In summary, it is the opinion of this office that telephone billing records of an individual member of the General Assembly are public records as defined by Section 610.010(6), RSMo. Supp. 1993, to be made available for inspection and copying as provided in Sections 610.023 through 610.026, RSMo Supp. 1993.
Very truly yours,
JEREMIAH W. (JAY) NIXON
Footnote 1. Other states have addressed similar issues with varying results. However, due to the differences in the various state's constitutions, statutes, and policies, none of these cases are applicable to the ultimate determination of this issue in Missouri. See PG Publishing Co. v. County of Washington, 638 A.2d 422, 426 (Feb. 24, 1994) (holding that itemized billing statements from cellular telephone company to a county were public records within the meaning of the Right to Know Act); But see, State of Nebraska v. Primeau, Docket no. 496, Page no. 039, Lancaster County Dist.

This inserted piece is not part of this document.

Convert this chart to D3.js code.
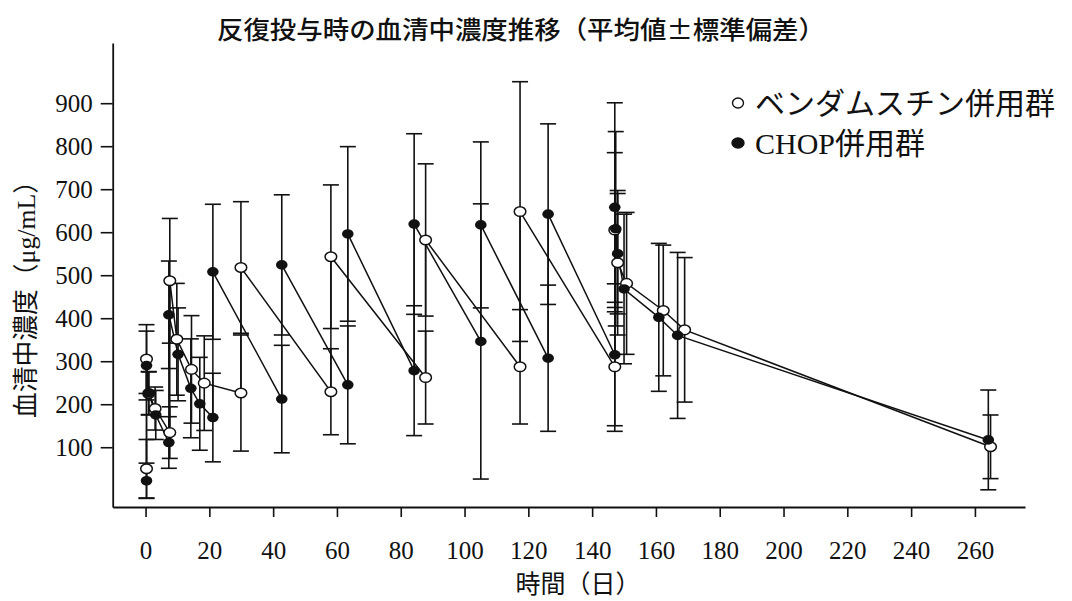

Ct. (April 18, 1994) (upholding portion of legislative bill which allowed individual legislators to determine whether any part of his or her long distance telephone bill was sensitive or confidential in nature and therefore, not required to be disclosed to the state auditor); Des Moines Register v. Dwyer, No. CL-113-61476 (Polk County Dist. Ct., May 17, 1994), appeal docketed, No. 94-901 (Iowa S. Ct., June 7, 1994) (dismissing a suit filed to enforce the Open Records Act against the Iowa senate on the basis that the legislature has the power to create rules for its own proceedings).